** Materials provided **

━━━━━━━━━━

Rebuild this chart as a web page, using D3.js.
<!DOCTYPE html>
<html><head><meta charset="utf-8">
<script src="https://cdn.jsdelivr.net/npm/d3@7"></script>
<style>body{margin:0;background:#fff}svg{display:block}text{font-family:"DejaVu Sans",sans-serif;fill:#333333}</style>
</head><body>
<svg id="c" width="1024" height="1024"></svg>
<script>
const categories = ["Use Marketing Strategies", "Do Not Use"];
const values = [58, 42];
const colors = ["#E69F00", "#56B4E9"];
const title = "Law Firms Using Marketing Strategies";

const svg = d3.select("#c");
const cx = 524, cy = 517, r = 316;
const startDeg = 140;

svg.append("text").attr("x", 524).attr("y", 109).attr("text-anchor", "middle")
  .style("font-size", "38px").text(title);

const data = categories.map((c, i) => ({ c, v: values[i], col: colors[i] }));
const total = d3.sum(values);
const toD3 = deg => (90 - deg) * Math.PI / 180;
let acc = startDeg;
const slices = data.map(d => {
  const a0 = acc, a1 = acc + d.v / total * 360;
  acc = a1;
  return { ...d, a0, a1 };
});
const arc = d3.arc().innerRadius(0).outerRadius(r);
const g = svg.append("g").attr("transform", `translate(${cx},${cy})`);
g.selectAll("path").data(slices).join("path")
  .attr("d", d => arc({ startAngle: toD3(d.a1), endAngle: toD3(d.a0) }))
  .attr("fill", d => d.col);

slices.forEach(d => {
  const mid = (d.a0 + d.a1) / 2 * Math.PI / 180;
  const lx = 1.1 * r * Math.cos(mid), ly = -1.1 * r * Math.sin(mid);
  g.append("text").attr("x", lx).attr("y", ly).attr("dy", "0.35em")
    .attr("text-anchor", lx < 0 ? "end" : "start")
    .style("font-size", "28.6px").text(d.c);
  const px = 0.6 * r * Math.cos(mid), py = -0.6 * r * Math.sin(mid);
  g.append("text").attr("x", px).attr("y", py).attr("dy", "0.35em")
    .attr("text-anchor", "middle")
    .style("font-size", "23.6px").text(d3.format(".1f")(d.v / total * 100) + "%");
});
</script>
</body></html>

━━━━━━━━━━

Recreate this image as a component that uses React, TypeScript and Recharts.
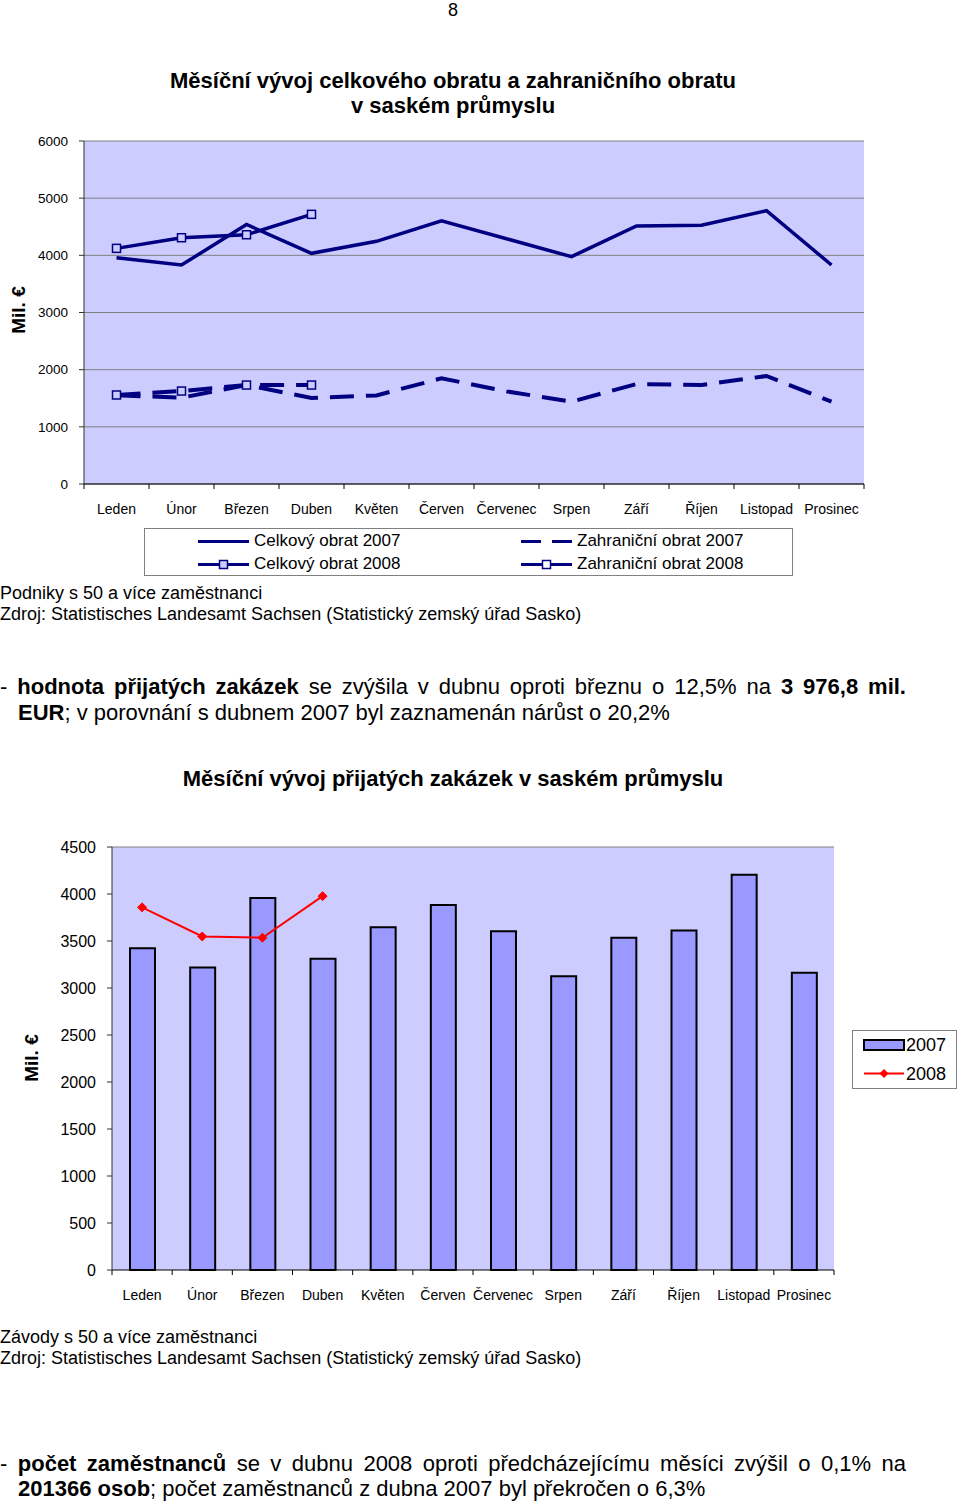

━━━━━━━━━━

Go through the preceding material and copy each line that has the word "this".

** Right answer **
Rebuild this chart as a web page, using D3.js.
Recreate this image as a component that uses React, TypeScript and Recharts.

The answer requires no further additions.